[Dataset items]
- - - -

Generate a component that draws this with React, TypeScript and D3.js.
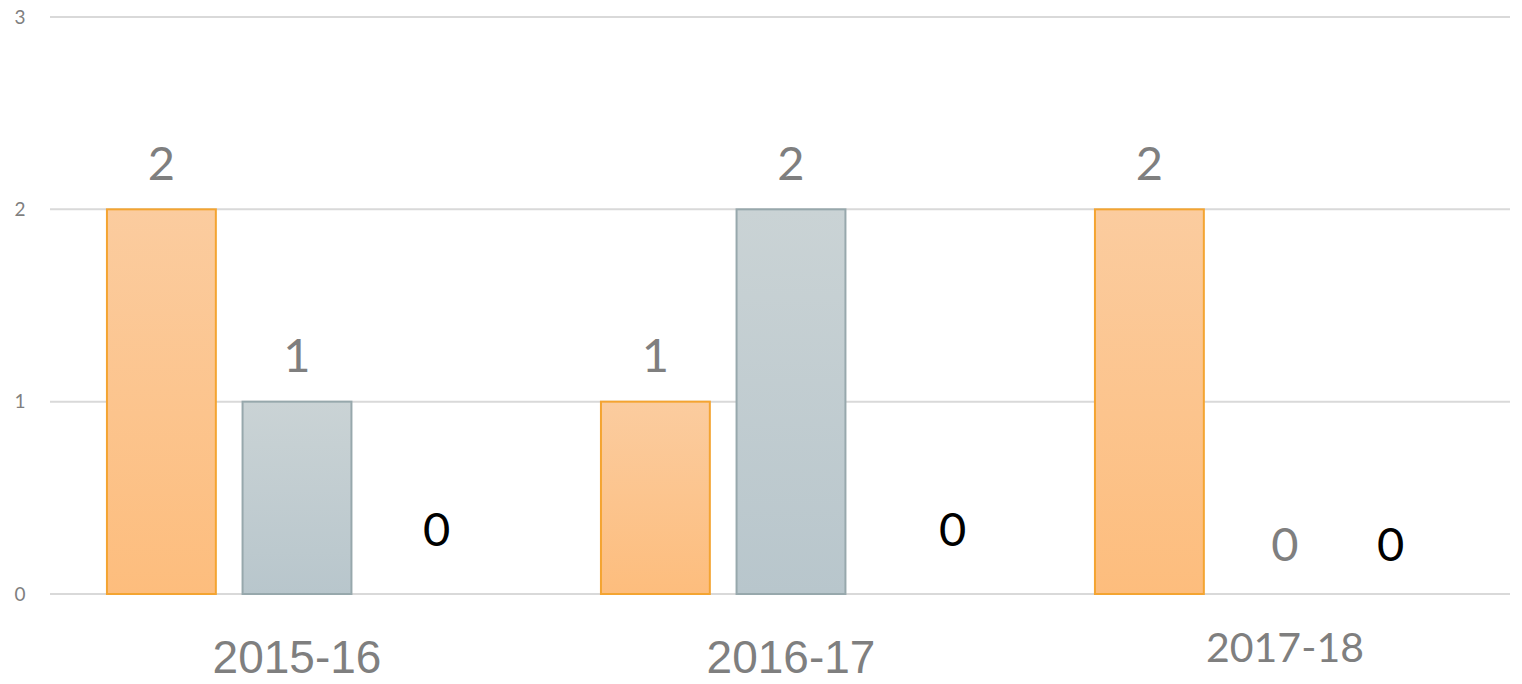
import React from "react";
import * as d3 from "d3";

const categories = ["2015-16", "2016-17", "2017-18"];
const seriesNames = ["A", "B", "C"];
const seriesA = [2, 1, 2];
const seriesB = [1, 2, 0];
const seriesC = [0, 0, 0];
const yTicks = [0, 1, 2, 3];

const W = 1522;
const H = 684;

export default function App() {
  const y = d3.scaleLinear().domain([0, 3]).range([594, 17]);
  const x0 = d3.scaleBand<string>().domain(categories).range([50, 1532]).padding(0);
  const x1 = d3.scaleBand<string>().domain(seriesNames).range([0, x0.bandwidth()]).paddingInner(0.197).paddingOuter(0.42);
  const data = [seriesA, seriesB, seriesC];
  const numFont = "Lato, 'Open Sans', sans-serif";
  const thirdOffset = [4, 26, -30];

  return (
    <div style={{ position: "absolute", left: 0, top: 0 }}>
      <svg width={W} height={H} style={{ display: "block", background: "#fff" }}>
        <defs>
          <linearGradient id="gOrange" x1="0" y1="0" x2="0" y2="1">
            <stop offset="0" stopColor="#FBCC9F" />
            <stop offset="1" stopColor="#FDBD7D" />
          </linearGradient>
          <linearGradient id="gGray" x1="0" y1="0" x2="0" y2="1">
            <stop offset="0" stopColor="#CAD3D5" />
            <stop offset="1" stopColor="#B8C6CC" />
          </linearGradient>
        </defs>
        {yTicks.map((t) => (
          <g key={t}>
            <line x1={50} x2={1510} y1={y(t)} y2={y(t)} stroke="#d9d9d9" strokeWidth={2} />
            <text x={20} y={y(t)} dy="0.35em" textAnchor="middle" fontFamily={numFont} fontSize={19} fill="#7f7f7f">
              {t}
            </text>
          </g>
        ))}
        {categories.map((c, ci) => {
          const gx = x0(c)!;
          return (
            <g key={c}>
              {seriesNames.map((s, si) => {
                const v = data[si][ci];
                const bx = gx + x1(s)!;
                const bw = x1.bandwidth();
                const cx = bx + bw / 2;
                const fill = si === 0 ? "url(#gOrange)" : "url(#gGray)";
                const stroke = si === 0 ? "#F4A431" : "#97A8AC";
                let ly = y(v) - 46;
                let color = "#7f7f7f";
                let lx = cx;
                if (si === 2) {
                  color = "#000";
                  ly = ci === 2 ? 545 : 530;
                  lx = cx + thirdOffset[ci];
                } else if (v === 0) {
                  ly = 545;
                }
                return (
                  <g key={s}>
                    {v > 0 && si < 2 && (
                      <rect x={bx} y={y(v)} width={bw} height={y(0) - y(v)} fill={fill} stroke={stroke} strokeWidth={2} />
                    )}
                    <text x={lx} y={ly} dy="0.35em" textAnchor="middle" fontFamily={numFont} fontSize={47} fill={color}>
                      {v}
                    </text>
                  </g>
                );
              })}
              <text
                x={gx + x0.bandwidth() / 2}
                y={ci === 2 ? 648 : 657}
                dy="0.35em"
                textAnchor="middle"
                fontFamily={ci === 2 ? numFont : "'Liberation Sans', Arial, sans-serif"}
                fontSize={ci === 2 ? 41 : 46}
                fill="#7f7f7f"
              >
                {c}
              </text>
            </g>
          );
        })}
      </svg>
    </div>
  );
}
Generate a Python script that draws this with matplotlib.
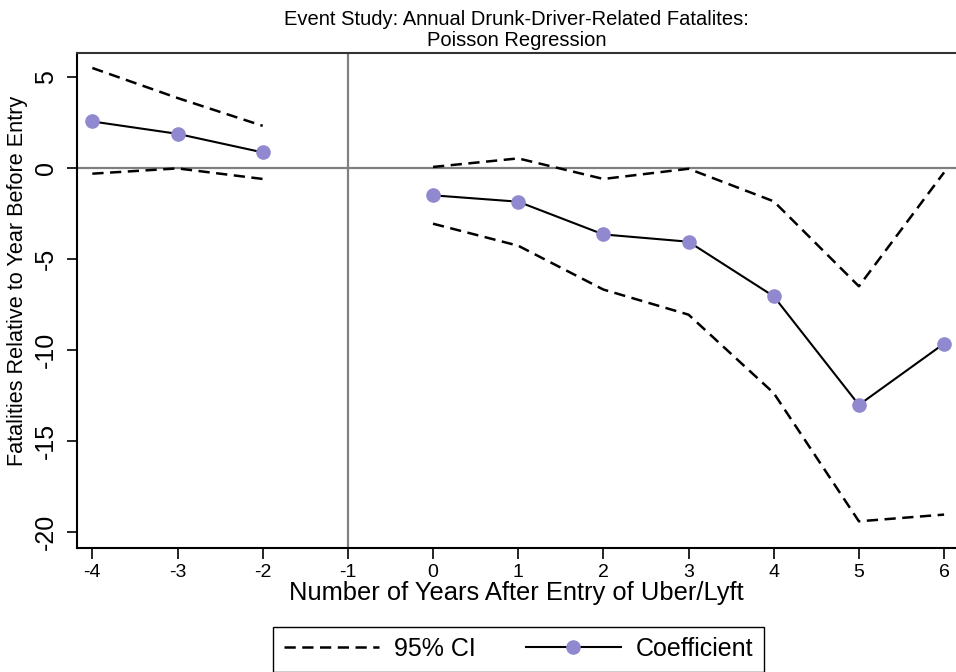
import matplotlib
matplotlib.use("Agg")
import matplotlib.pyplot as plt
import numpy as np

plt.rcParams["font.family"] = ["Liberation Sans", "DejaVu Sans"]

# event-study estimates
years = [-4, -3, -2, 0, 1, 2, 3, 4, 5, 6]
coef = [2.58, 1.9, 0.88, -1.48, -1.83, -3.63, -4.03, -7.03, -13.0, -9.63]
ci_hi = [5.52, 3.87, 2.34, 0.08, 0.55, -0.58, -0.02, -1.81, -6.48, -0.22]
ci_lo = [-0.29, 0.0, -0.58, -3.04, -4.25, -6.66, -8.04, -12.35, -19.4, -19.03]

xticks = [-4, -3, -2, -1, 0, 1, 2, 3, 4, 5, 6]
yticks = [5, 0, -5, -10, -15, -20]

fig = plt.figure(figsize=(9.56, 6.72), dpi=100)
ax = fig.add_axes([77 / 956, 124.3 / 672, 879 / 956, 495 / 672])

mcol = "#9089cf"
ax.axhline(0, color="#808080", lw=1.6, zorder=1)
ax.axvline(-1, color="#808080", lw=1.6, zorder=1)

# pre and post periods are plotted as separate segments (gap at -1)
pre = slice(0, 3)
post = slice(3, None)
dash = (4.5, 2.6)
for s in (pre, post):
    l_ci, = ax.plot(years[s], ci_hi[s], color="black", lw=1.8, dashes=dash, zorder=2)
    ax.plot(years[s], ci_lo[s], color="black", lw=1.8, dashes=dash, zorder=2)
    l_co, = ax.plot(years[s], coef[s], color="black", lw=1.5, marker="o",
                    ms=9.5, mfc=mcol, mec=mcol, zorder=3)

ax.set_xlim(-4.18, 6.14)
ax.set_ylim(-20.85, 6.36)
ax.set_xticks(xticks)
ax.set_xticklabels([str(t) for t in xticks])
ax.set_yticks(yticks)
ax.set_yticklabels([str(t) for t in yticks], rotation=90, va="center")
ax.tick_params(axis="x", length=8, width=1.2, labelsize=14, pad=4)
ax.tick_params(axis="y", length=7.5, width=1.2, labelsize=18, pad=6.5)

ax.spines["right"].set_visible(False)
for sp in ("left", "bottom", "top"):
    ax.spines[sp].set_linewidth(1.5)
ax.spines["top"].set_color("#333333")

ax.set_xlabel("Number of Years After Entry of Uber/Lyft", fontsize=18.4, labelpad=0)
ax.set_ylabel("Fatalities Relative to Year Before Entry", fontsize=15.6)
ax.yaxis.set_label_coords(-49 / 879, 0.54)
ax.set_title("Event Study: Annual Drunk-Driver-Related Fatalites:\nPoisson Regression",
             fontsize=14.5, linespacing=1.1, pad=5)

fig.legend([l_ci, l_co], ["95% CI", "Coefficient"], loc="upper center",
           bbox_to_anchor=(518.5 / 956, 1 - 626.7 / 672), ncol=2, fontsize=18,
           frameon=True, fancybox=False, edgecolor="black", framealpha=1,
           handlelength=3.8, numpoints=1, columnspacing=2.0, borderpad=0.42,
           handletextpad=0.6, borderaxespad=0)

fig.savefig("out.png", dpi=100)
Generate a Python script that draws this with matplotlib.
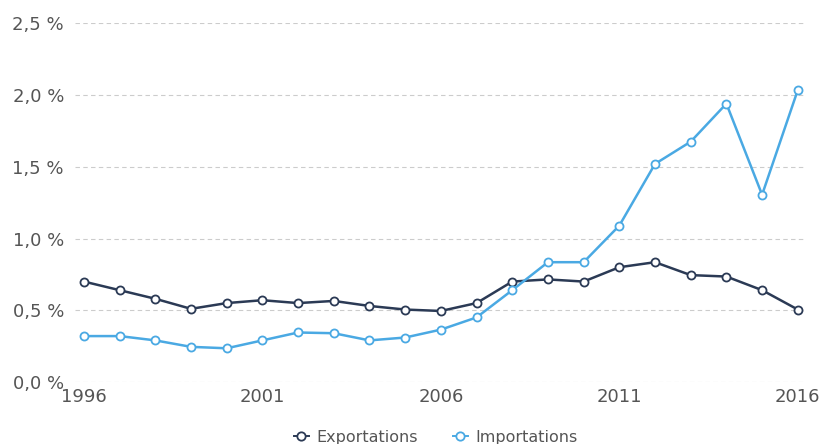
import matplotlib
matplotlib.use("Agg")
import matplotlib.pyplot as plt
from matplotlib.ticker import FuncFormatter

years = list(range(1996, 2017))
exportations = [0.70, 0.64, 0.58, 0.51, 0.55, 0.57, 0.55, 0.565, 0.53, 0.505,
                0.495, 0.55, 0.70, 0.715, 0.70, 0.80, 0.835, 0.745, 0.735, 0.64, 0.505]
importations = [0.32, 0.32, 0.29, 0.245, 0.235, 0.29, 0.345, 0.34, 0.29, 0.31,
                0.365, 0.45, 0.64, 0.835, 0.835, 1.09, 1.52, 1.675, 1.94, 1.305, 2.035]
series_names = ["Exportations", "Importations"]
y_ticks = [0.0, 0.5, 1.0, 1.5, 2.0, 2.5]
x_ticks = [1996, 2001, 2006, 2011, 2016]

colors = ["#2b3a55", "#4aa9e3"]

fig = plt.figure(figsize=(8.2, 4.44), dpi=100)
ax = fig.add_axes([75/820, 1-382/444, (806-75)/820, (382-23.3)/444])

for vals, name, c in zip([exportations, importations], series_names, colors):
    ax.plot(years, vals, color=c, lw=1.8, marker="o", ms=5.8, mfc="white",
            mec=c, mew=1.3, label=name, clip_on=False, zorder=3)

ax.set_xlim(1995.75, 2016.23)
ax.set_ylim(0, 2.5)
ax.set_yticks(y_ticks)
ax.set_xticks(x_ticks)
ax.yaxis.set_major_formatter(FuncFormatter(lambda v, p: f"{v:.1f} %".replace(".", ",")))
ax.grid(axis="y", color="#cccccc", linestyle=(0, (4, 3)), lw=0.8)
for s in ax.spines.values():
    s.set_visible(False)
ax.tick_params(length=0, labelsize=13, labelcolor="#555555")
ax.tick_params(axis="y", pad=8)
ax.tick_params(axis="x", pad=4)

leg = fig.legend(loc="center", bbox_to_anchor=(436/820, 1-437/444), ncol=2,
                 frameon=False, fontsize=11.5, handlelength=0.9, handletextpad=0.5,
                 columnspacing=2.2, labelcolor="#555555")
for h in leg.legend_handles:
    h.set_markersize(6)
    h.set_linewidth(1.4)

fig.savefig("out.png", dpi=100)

- - - -

> WHAT IS EXPECTED
Of all the lines in the listing above, how many contain the word "React"? Answer with the number alone.

> RESPONSE FOR THIS EXERCISE
2